-- begin INFORMATION SUPPLIED --

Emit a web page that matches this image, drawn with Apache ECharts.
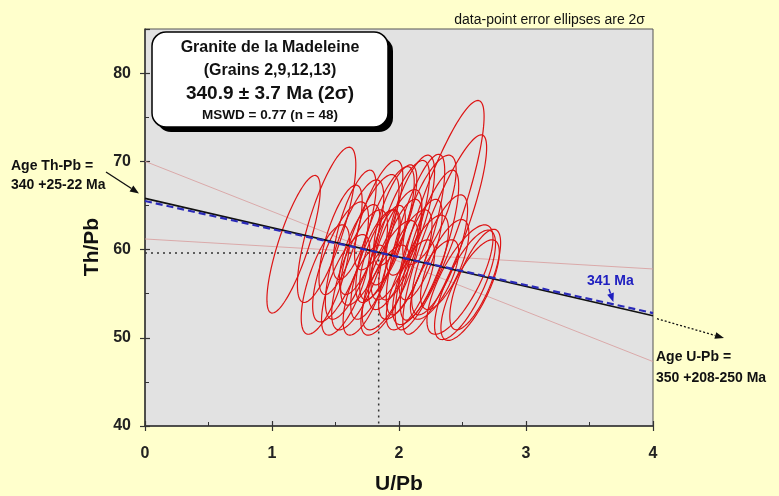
<!DOCTYPE html>
<html>
<head>
<meta charset="utf-8">
<script src="https://cdn.jsdelivr.net/npm/echarts@6/dist/echarts.min.js"></script>
<style>
html,body{margin:0;padding:0;background:#FFFFCC;}
#chart{width:779px;height:496px;}
</style>
</head>
<body>
<div id="chart"></div>
<script>
// ---- data ----
// error ellipses (2 sigma): U/Pb, ±U/Pb, Th/Pb, ±Th/Pb, correlation
const uPb    = [1.17,1.43,1.54,1.65,1.69,1.77,1.81,1.89,1.93,1.97,2.01,2.05,2.13,2.17,2.24,2.32,2.32,2.36,2.48,2.52,2.56,2.60,1.58,1.42,1.73,1.89,2.09,2.28,1.65,1.84,1.97,2.09,2.24,1.69,1.85,2.01,2.17,1.54,2.36,1.91];
const uPbErr = [0.21,0.23,0.22,0.23,0.22,0.23,0.19,0.23,0.22,0.21,0.23,0.21,0.23,0.22,0.23,0.22,0.35,0.33,0.26,0.24,0.23,0.20,0.19,0.19,0.17,0.19,0.19,0.19,0.17,0.19,0.17,0.19,0.21,0.16,0.16,0.17,0.17,0.17,0.19,0.14];
const thPb   = [60.6,62.8,58.6,60.0,57.7,61.1,58.3,61.7,57.1,60.0,62.2,58.3,61.7,57.7,60.5,59.4,63.9,61.7,56.6,56.0,55.4,56.6,56.0,56.6,55.4,55.4,56.0,56.6,62.8,63.9,63.9,63.9,64.5,60.0,59.4,60.0,60.0,61.1,58.3,60.5];
const thPbErr= [7.8,8.8,6.8,7.9,6.8,7.4,6.2,7.7,6.2,6.8,7.9,6.2,9.1,6.2,8.5,6.8,13.0,11.3,6.2,6.2,5.7,5.7,5.7,6.2,5.1,5.1,5.1,4.5,6.2,6.2,5.7,6.8,6.2,5.1,5.1,5.7,5.7,6.2,5.1,4.5];
const rho    = [0.80,0.77,0.73,0.75,0.73,0.75,0.73,0.77,0.73,0.73,0.77,0.73,0.79,0.73,0.79,0.75,0.86,0.87,0.75,0.75,0.75,0.73,0.70,0.70,0.69,0.70,0.70,0.70,0.71,0.72,0.71,0.72,0.72,0.69,0.69,0.70,0.70,0.71,0.70,0.67];

// regression line, reference (341 Ma) line, error envelope, centroid
const lineX     = [0, 4];
const fitY      = [65.8, 52.5];
const refY      = [65.5, 52.8];
const envAY     = [70.0, 47.3];
const envBY     = [61.2, 57.8];
const centroid  = [1.84, 59.6];

// axes
const xMin = 0, xMax = 4, xStep = 1;
const yMin = 40, yMax = 85, yStep = 10;

// texts
const titleLines = ['Granite de la Madeleine','(Grains 2,9,12,13)','340.9 ± 3.7 Ma (2σ)','MSWD = 0.77 (n = 48)'];
const noteText = 'data-point error ellipses are 2σ';
const thPbAge = ['Age Th-Pb =','340 +25-22 Ma'];
const uPbAge = ['Age U-Pb =','350 +208-250 Ma'];
const refLabel = '341 Ma';
const refLabelX = 3.68;

const FONT = '"Liberation Sans", Arial, sans-serif';
const chart = echarts.init(document.getElementById('chart'));

const ellData = uPb.map((u,i)=>[u, uPbErr[i], thPb[i], thPbErr[i], rho[i]]);
const pair = (xs, ys) => xs.map((x,i)=>[x, ys[i]]);

const axisLabelStyle = {color:'#222', fontWeight:'bold', fontSize:16, fontFamily:FONT};
const common = {type:'value', splitLine:{show:false}};

const option = {
  backgroundColor:'#FFFFCC',
  animation:false,
  grid:{left:145, right:126, top:29, bottom:70, show:true, backgroundColor:'#E2E2E2', borderColor:'#555', borderWidth:1},
  xAxis:[
    Object.assign({}, common, {min:xMin, max:xMax, interval:xStep, position:'bottom',
      axisLine:{show:true, lineStyle:{color:'#333', width:1.5}},
      axisTick:{show:true, inside:false, length:5, lineStyle:{color:'#333', width:1.2}},
      axisLabel:Object.assign({margin:20}, axisLabelStyle)}),
    Object.assign({}, common, {min:xMin, max:xMax, interval:xStep, position:'bottom',
      axisLine:{show:false}, axisLabel:{show:false},
      axisTick:{show:true, inside:true, length:5, lineStyle:{color:'#333', width:1.2}},
      minorTick:{show:true, splitNumber:2, length:4, lineStyle:{color:'#333', width:1}}})
  ],
  yAxis:[
    Object.assign({}, common, {min:yMin, max:yMax, interval:yStep, position:'left',
      axisLine:{show:true, lineStyle:{color:'#333', width:1.5}},
      axisTick:{show:true, inside:false, length:5, lineStyle:{color:'#333', width:1.2}},
      axisLabel:Object.assign({margin:14, showMaxLabel:false}, axisLabelStyle)}),
    Object.assign({}, common, {min:yMin, max:yMax, interval:yStep, position:'left',
      axisLine:{show:false}, axisLabel:{show:false},
      axisTick:{show:true, inside:true, length:5, lineStyle:{color:'#333', width:1.2}},
      minorTick:{show:true, splitNumber:2, length:4, lineStyle:{color:'#333', width:1}}})
  ],
  series:[
    {type:'line', data:pair(lineX, envAY), symbol:'none', lineStyle:{color:'#d89a9a', width:0.8}, z:2},
    {type:'line', data:pair(lineX, envBY), symbol:'none', lineStyle:{color:'#d89a9a', width:0.8}, z:2},
    {type:'line', data:[[xMin, centroid[1]],[centroid[0], centroid[1]],[centroid[0], yMin]], symbol:'none',
      lineStyle:{color:'#333', width:1.5, type:[2,4]}, z:2},
    {type:'custom', data:ellData, encode:{x:0, y:2}, z:3,
      renderItem:function(params, api){
        const cx=api.value(0), sx=api.value(1), cy=api.value(2), sy=api.value(3), r=api.value(4);
        const k=Math.sqrt(1-r*r), pts=[];
        for(let i=0;i<=120;i++){
          const t=i/120*2*Math.PI;
          pts.push(api.coord([cx+sx*Math.cos(t), cy+sy*(r*Math.cos(t)+k*Math.sin(t))]));
        }
        return {type:'polyline', shape:{points:pts}, style:{stroke:'#dd1414', lineWidth:1.2, fill:null}};
      }},
    {type:'line', data:pair(lineX, fitY), symbol:'none', lineStyle:{color:'#111', width:1.6}, z:4},
    {type:'line', data:pair(lineX, refY), symbol:'none', lineStyle:{color:'#2a2ab8', width:2.2, type:[7,4]}, z:5}
  ]
};
chart.setOption(option);

// ---- annotations ----
const px = p => chart.convertToPixel({gridIndex:0}, p);
function arrow(a, b, color, dash, width){
  const ang = Math.atan2(b[1]-a[1], b[0]-a[0]);
  const L = 9, W = 3.5;
  const base = [b[0]-L*Math.cos(ang), b[1]-L*Math.sin(ang)];
  const h = [[b[0],b[1]],[base[0]+W*Math.sin(ang), base[1]-W*Math.cos(ang)],[base[0]-W*Math.sin(ang), base[1]+W*Math.cos(ang)]];
  return [
    {type:'line', shape:{x1:a[0], y1:a[1], x2:base[0], y2:base[1]}, style:{stroke:color, lineWidth:width, lineDash:dash}, z:20},
    {type:'polygon', shape:{points:h}, style:{fill:color}, z:20}
  ];
}
function txt(text, x, y, size, opts){
  return Object.assign({type:'text', x:x, y:y, z:30,
    style:Object.assign({text:text, font:'bold '+size+'px '+FONT, fill:'#111', align:'left', verticalAlign:'middle'}, (opts||{}))});
}

const yInt = px([0, fitY[0]]);
const xEnd = px([lineX[1], fitY[1]]);
const refPt = px([refLabelX, refY[0] + (refY[1]-refY[0])*refLabelX/4]);
const boxX = 152, boxY = 32, boxW = 236, boxH = 95, cxT = boxX + boxW/2;

const g = [];
g.push({type:'rect', shape:{x:boxX+5, y:boxY+5, width:boxW, height:boxH, r:14}, style:{fill:'#000'}, z:25});
g.push({type:'rect', shape:{x:boxX, y:boxY, width:boxW, height:boxH, r:14}, style:{fill:'#fff', stroke:'#000', lineWidth:1.5}, z:26});
g.push(txt(titleLines[0], cxT, 48, 16, {align:'center'}));
g.push(txt(titleLines[1], cxT, 71, 16, {align:'center'}));
g.push(txt(titleLines[2], cxT, 94, 19, {align:'center'}));
g.push(txt(titleLines[3], cxT, 115, 13.5, {align:'center'}));
g.push(txt(noteText, 645, 20, 14, {align:'right', font:'14px '+FONT}));
g.push(txt(thPbAge[0], 11, 166, 14));
g.push(txt(thPbAge[1], 11, 185, 14));
g.push(txt(uPbAge[0], 656, 357, 14));
g.push(txt(uPbAge[1], 656, 378, 14));
g.push(txt(refLabel, 587, 281, 14, {fill:'#2020c0'}));
g.push(txt('U/Pb', 399, 484, 21, {align:'center'}));
g.push(Object.assign(txt('Th/Pb', 92, 247, 21, {align:'center'}), {rotation:Math.PI/2}));
arrow([106,172], [yInt[0]-6, yInt[1]-5], '#111', null, 1.4).forEach(e=>g.push(e));
arrow([xEnd[0]+4, xEnd[1]+3], [724, 338], '#111', [2,2], 1.3).forEach(e=>g.push(e));
arrow([609, 289], [refPt[0]+1, refPt[1]-2], '#2020c0', null, 1.4).forEach(e=>g.push(e));
chart.setOption({graphic:g});
</script>
</body>
</html>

-- end INFORMATION SUPPLIED --

→ **DIRECTIONS FOR THIS TASK**
Pictures are excluded: retype only the lines from the beginning of the listing above through the line with "const yMin = 40, yMax = 85, yStep = 10;", both included.

→ **EXERCISE RESULT**
Emit a web page that matches this image, drawn with Apache ECharts.
<!DOCTYPE html>
<html>
<head>
<meta charset="utf-8">
<script src="https://cdn.jsdelivr.net/npm/echarts@6/dist/echarts.min.js"></script>
<style>
html,body{margin:0;padding:0;background:#FFFFCC;}
#chart{width:779px;height:496px;}
</style>
</head>
<body>
<div id="chart"></div>
<script>
// ---- data ----
// error ellipses (2 sigma): U/Pb, ±U/Pb, Th/Pb, ±Th/Pb, correlation
const uPb    = [1.17,1.43,1.54,1.65,1.69,1.77,1.81,1.89,1.93,1.97,2.01,2.05,2.13,2.17,2.24,2.32,2.32,2.36,2.48,2.52,2.56,2.60,1.58,1.42,1.73,1.89,2.09,2.28,1.65,1.84,1.97,2.09,2.24,1.69,1.85,2.01,2.17,1.54,2.36,1.91];
const uPbErr = [0.21,0.23,0.22,0.23,0.22,0.23,0.19,0.23,0.22,0.21,0.23,0.21,0.23,0.22,0.23,0.22,0.35,0.33,0.26,0.24,0.23,0.20,0.19,0.19,0.17,0.19,0.19,0.19,0.17,0.19,0.17,0.19,0.21,0.16,0.16,0.17,0.17,0.17,0.19,0.14];
const thPb   = [60.6,62.8,58.6,60.0,57.7,61.1,58.3,61.7,57.1,60.0,62.2,58.3,61.7,57.7,60.5,59.4,63.9,61.7,56.6,56.0,55.4,56.6,56.0,56.6,55.4,55.4,56.0,56.6,62.8,63.9,63.9,63.9,64.5,60.0,59.4,60.0,60.0,61.1,58.3,60.5];
const thPbErr= [7.8,8.8,6.8,7.9,6.8,7.4,6.2,7.7,6.2,6.8,7.9,6.2,9.1,6.2,8.5,6.8,13.0,11.3,6.2,6.2,5.7,5.7,5.7,6.2,5.1,5.1,5.1,4.5,6.2,6.2,5.7,6.8,6.2,5.1,5.1,5.7,5.7,6.2,5.1,4.5];
const rho    = [0.80,0.77,0.73,0.75,0.73,0.75,0.73,0.77,0.73,0.73,0.77,0.73,0.79,0.73,0.79,0.75,0.86,0.87,0.75,0.75,0.75,0.73,0.70,0.70,0.69,0.70,0.70,0.70,0.71,0.72,0.71,0.72,0.72,0.69,0.69,0.70,0.70,0.71,0.70,0.67];

// regression line, reference (341 Ma) line, error envelope, centroid
const lineX     = [0, 4];
const fitY      = [65.8, 52.5];
const refY      = [65.5, 52.8];
const envAY     = [70.0, 47.3];
const envBY     = [61.2, 57.8];
const centroid  = [1.84, 59.6];

// axes
const xMin = 0, xMax = 4, xStep = 1;
const yMin = 40, yMax = 85, yStep = 10;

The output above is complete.